Movember started with the best of intentions as an extremely Australian clarion call for vigilance on men’s health issues, specifically prostate cancer, which claims 30,000 lives a year. The movement started in 1999 and caught on quickly for one obvious reason: Every man, on some fundamental level, wants to see what he looks like with mustache. Thanks to the charitable endeavor, most men (the ones who work in offices where group emails urge young execs to take the “challenge") probably have. That’s both very good – men’s health is way better than the alternative – and really bad: Mustaches aren’t a joke.
Come November, facial hair leaves its home turf (Brooklyn, Portland, Austin) and makes its way into hairless hoods where dudes wearing the dude version of a basic bitch get-up (gingham button-down, baseball hat, bootcut jeans). It’s shocking to see those guys looking like Sam Elliott or, more likely, Che Guevara. And it prompts a question: Do they really care about health issues or are they simply letting their faces lie fallow so they can peacock around for a few weeks?
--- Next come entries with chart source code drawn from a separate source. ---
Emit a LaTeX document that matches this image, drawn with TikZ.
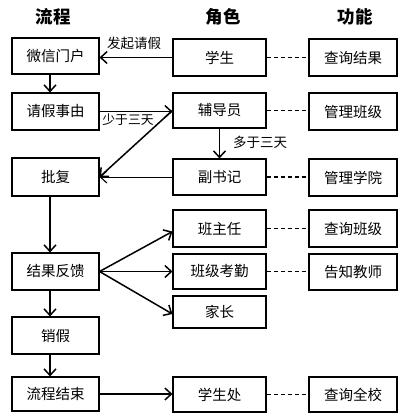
\documentclass[tikz,border=0pt]{standalone}
\usepackage{fontspec}
\newfontfamily\cjk{Noto Sans CJK SC}
\usetikzlibrary{arrows.meta}
\begin{document}
\begin{tikzpicture}[x=1pt,y=-1pt,
  box/.style={draw,line width=1.1pt,inner sep=0pt,font=\cjk\fontsize{14.5}{16}\selectfont},
  lbox/.style={box,minimum width=87pt},
  mbox/.style={box,minimum width=93pt},
  rbox/.style={box,minimum width=88pt},
  hdr/.style={font=\cjk\bfseries\fontsize{17.5}{19}\selectfont},
  lbl/.style={font=\cjk\fontsize{13.5}{15}\selectfont,inner sep=0pt},
  arr/.style={line width=1.5pt,-{Straight Barb[length=6.5pt,width=12pt,line width=1.5pt]}},
  dsh/.style={line width=1.8pt,dash pattern=on 4.5pt off 2.5pt}]
\useasboundingbox (0,0) rectangle (409,420);
% headers
\node[hdr] (h1) at (53,17) {流程};
\node[hdr] (h2) at (223,17) {角色};
\node[hdr] (h3) at (355,17) {功能};
% left column
\node[lbox,minimum height=36pt] (wx) at (55.5,56) {微信门户};
\node[lbox,minimum height=37pt] (qj) at (55.5,111.5) {请假事由};
\node[lbox,minimum height=38pt] (pf) at (55.5,177) {批复};
\node[lbox,minimum height=37pt] (jg) at (55.5,271.5) {结果反馈};
\node[lbox,minimum height=37pt] (xj) at (55.5,335.5) {销假};
\node[lbox,minimum height=34pt] (js) at (55.5,394) {流程结束};
% middle column
\node[mbox,minimum height=37pt] (xs) at (219.5,57.5) {学生};
\node[mbox,minimum height=35pt] (fd) at (219.5,110.5) {辅导员};
\node[mbox,minimum height=36pt] (fs) at (219.5,177) {副书记};
\node[mbox,minimum height=37pt] (bz) at (219.5,228.5) {班主任};
\node[mbox,minimum height=35pt] (kq) at (219.5,271.5) {班级考勤};
\node[mbox,minimum height=32pt] (jz) at (219.5,312) {家长};
\node[mbox,minimum height=35pt] (xc) at (219.5,394.5) {学生处};
% right column
\node[rbox,minimum height=37pt] (r1) at (353,57.5) {查询结果};
\node[rbox,minimum height=37pt] (r2) at (353,111.5) {管理班级};
\node[rbox,minimum height=37pt] (r3) at (353,177.5) {管理学院};
\node[rbox,minimum height=37pt] (r4) at (353,228.5) {查询班级};
\node[rbox,minimum height=36pt] (r5) at (353,272) {告知教师};
\node[rbox,minimum height=35pt] (r6) at (353,394.5) {查询全校};
% dashed links
\draw[dsh] (xs.east) -- (xs.east -| r1.west);
\draw[dsh] (fd.east) -- (fd.east -| r2.west);
\draw[dsh] (fs.east) -- (fs.east -| r3.west);
\draw[dsh] (bz.east) -- (bz.east -| r4.west);
\draw[dsh] (kq.east) -- (kq.east -| r5.west);
\draw[dsh] (xc.east) -- (xc.east -| r6.west);
% flow arrows
\draw[arr] (xs.west) -- (xs.west -| wx.east);
\node[lbl] (l1) at (134,43) {发起请假};
\draw[arr] ([xshift=-5.5pt]wx.south) -- ([xshift=-5.5pt]qj.north);
\draw[arr] (qj.east) -- (qj.east -| fd.west);
\node[lbl,font=\cjk\fontsize{12.8}{14}\selectfont] (l2) at (128,120) {少于三天};
\draw[arr] (fd.west) -- (pf.east);
\draw[arr] (fd.south) -- (fs.north);
\node[lbl] (l3) at (260,142) {多于三天};
\draw[line width=1pt,-{Straight Barb[length=6.5pt,width=12pt,line width=1.1pt]}] (fs.west) -- (fs.west -| pf.east);
\draw[arr] ([xshift=-5.5pt]pf.south) -- ([xshift=-5.5pt]jg.north);
\draw[arr] (jg.east) -- ([yshift=-3pt]bz.west);
\draw[arr] (jg.east) -- (kq.west);
\draw[arr] (jg.east) -- ([yshift=-2pt]jz.west);
\draw[arr] ([xshift=-5.5pt]jg.south) -- ([xshift=-5.5pt]xj.north);
\draw[arr] ([xshift=-5.5pt]xj.south) -- ([xshift=-5.5pt]js.north);
\draw[arr] (js.east) -- (js.east -| xc.west);
\end{tikzpicture}
\end{document}
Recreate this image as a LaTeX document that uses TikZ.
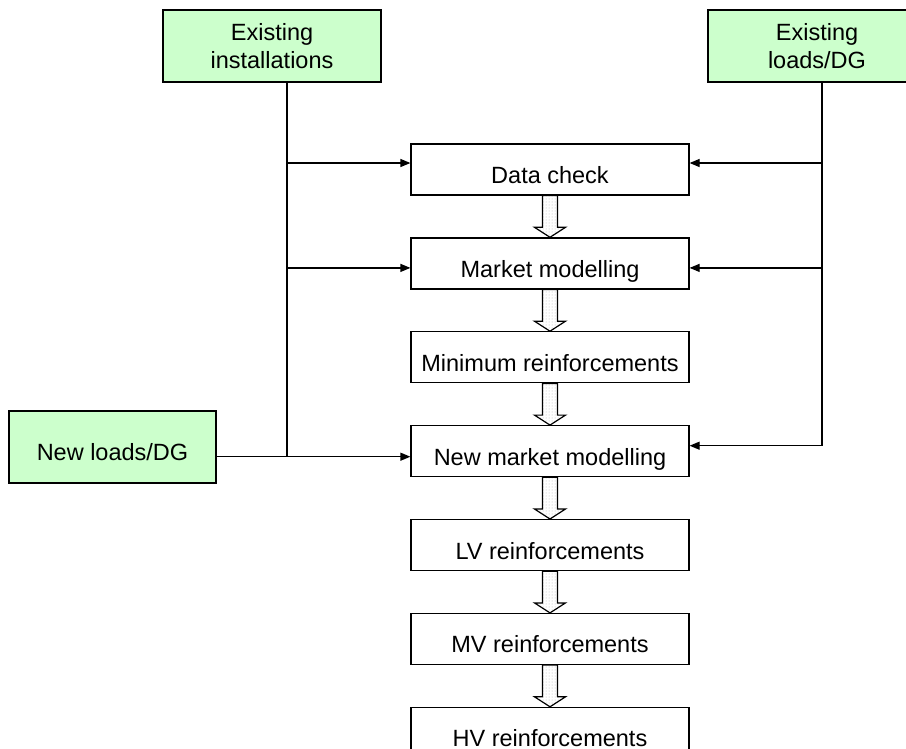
\documentclass[tikz,border=0pt]{standalone}
\usepackage{fontspec}
\setmainfont{Liberation Sans}
\usepackage{tikz}
\usetikzlibrary{positioning, arrows.meta, patterns}

\definecolor{inputgreen}{RGB}{204,255,204}

% hollow block arrow between two stages
\newcommand{\stagearrow}[2]{%
  \filldraw[stagearrowstyle] ([xshift=-7.5pt]#1.south) -- ([xshift=-7.5pt, yshift=10pt]#2.north)
    -- ([xshift=-15.5pt, yshift=10pt]#2.north) -- (#2.north) -- ([xshift=15.5pt, yshift=10pt]#2.north)
    -- ([xshift=7.5pt, yshift=10pt]#2.north) -- ([xshift=7.5pt]#1.south) -- cycle;}

\begin{document}
\begin{tikzpicture}[
    x=1pt, y=-1pt,
    node distance=41.7pt, % gap between the stages
    every node/.style={font=\fontsize{23.5}{28}\selectfont},
    stage/.style={draw, rectangle, line width=1.2pt, minimum width=278pt, minimum height=51pt, inner sep=0pt, text height=27.8pt, text depth=0pt},
    source/.style={draw, rectangle, fill=inputgreen, line width=1.2pt, minimum width=218pt, minimum height=72pt, inner sep=0pt, align=center},
    wire/.style={line width=1.2pt},
    arrowstyle/.style={-{Triangle[length=10pt, width=8pt]}, line width=1.2pt},
    stagearrowstyle/.style={line width=1.2pt, pattern=dots, pattern color=black!30}
]
\clip (0,0) rectangle (906,748);

% Stages (middle column)
\node[stage] (dc) at (550,169.5) {Data check};
\node[stage] (mm) [below=of dc] {Market modelling};
\node[stage] (mi) [below=of mm] {Minimum reinforcements};
\node[stage] (nm) [below=of mi] {New market modelling};
\node[stage] (lv) [below=of nm] {LV reinforcements};
\node[stage] (mv) [below=of lv] {MV reinforcements};
\node[stage] (hv) [below=of mv] {HV reinforcements};

% Inputs
\node[source] (ei) at (272,46) {Existing\\installations};
\node[source] (el) at (817,46) {Existing\\loads/DG};
\node[source, minimum width=207pt, text height=27.8pt, text depth=0pt] (nl) at (112.5,447) {New loads/DG};

% Entry points on the stages
\coordinate (dc in) at ([yshift=6.5pt]dc.west);
\coordinate (mm in) at ([yshift=-4.5pt]mm.west);
\coordinate (nm in) at ([yshift=-5.5pt]nm.west);
\coordinate (dc out) at ([yshift=6.5pt]dc.east);
\coordinate (mm out) at ([yshift=-4.5pt]mm.east);
\coordinate (nm out) at ([yshift=5.5pt]nm.east);

% Left bus
\coordinate (lbus) at ([xshift=15pt]ei.south);
\draw[wire] (lbus) -- (lbus |- nm in);
\draw[arrowstyle] (lbus |- dc in) -- (dc in);
\draw[arrowstyle] (lbus |- mm in) -- (mm in);
\draw[arrowstyle] (nl.east |- nm in) -- (nm in);

% Right bus
\coordinate (rbus) at ([xshift=5pt]el.south);
\draw[wire] (rbus) -- (rbus |- nm out);
\draw[arrowstyle] (rbus |- dc out) -- (dc out);
\draw[arrowstyle] (rbus |- mm out) -- (mm out);
\draw[arrowstyle] (rbus |- nm out) -- (nm out);

% Flow between stages
\foreach \a/\b in {dc/mm, mm/mi, mi/nm, nm/lv, lv/mv, mv/hv}
  \stagearrow{\a}{\b};

\end{tikzpicture}
\end{document}
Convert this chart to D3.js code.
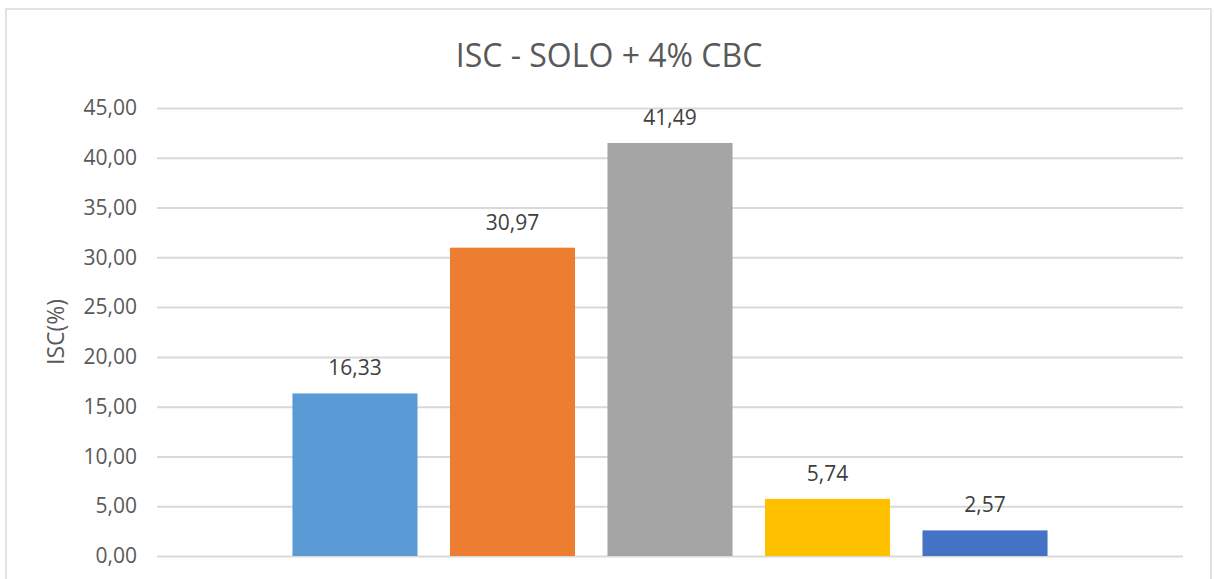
<!DOCTYPE html>
<meta charset="utf-8">
<style>
body { margin: 0; background: #fff; }
text { font-family: "Open Sans", "Liberation Sans", sans-serif; }
.grid line { stroke: #d9d9d9; stroke-width: 2; }
.grid path { display: none; }
.axis--y path, .axis--y line { display: none; }
.axis--y text { fill: #595959; font-size: 21px; }
</style>
<svg width="1215" height="579"></svg>
<script src="https://d3js.org/d3.v7.min.js"></script>
<script>

var title = "ISC - SOLO + 4% CBC",
    yLabel = "ISC(%)",
    series = ["S1", "S2", "S3", "S4", "S5"],
    values = [16.33, 30.97, 41.49, 5.74, 2.57],
    colors = ["#5b9bd5", "#ed7d31", "#a5a5a5", "#ffc000", "#4472c4"],
    yTicks = [0, 5, 10, 15, 20, 25, 30, 35, 40, 45];

var svg = d3.select("svg"),
    margin = {top: 108, right: 32, bottom: 23, left: 157},
    width = +svg.attr("width") - margin.left - margin.right,
    height = +svg.attr("height") - margin.top - margin.bottom;

var fmt = function(v) { return d3.format(".2f")(v).replace(".", ","); };

// chart border
svg.append("rect")
    .attr("x", 6).attr("y", 9)
    .attr("width", 1205).attr("height", 600)
    .attr("fill", "none")
    .attr("stroke", "#d9d9d9")
    .attr("stroke-width", 1.5);

svg.append("text")
    .attr("x", 609)
    .attr("y", 67)
    .attr("text-anchor", "middle")
    .attr("fill", "#595959")
    .style("font-size", "32px")
    .text(title);

var x = d3.scaleBand().domain(series).range([0, width])
    .paddingInner(0.206).paddingOuter(0.86);
var y = d3.scaleLinear().domain([0, 45]).range([height, 0]);

var g = svg.append("g")
    .attr("transform", "translate(" + margin.left + "," + margin.top + ")");

g.append("g")
    .attr("class", "grid")
    .call(d3.axisLeft(y).tickValues(yTicks).tickSize(-width).tickFormat(""));

g.append("g")
    .attr("class", "axis axis--y")
    .call(d3.axisLeft(y).tickValues(yTicks).tickSize(0).tickPadding(20).tickFormat(fmt));

svg.append("text")
    .attr("transform", "translate(64," + (margin.top + height / 2) + ") rotate(-90)")
    .attr("text-anchor", "middle")
    .attr("fill", "#595959")
    .style("font-size", "23px")
    .text(yLabel);

g.selectAll(".bar")
    .data(values)
  .enter().append("rect")
    .attr("class", "bar")
    .attr("x", function(d, i) { return x(series[i]); })
    .attr("y", function(d) { return y(d); })
    .attr("width", x.bandwidth())
    .attr("height", function(d) { return height - y(d); })
    .attr("fill", function(d, i) { return colors[i]; });

g.selectAll(".label")
    .data(values)
  .enter().append("text")
    .attr("class", "label")
    .attr("x", function(d, i) { return x(series[i]) + x.bandwidth() / 2; })
    .attr("y", function(d) { return y(d) - 18; })
    .attr("text-anchor", "middle")
    .attr("fill", "#404040")
    .style("font-size", "21px")
    .text(fmt);

</script>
It’s probably more the latter than the former in most cases. The Movember ‘stache and the Movember Project fundraising campaign have sort of diverged over the last few years. The mustache is becoming more of an event than a vehicle to raise funds. As long as the money keeps coming in, we’re fine with it from a moral standpoint, but pretty pissed about it from a grooming perspective. Mustaches shouldn’t be a seasonal decoration a la festive gourds. Mustaches should be mustaches.
The assumption underlying the whole event is – on some level anyway – that men wouldn’t otherwise being growing ‘staches, that a hairy lip is a fundamentally ironic statement. It shouldn’t be. Do most men look good with a third eyebrow? Not really. But some do and they should be able to embrace that fact without people asking where to donate. Movember stigmatizes a look that we kind of miss. Burt Reynolds looked awesome in the seventies – never forget.
Any legit organization that encourages selfish mopes to donate money and time to a good cause is admirable. Far be it for us to mock the Movember Project. Wouldn’t do it. We would, however, feel little shame being part of the backlash against the idea of a mustache-themed month. Every month can be mustache themed if you want it to be. That’s one of the best parts about being a healthy man.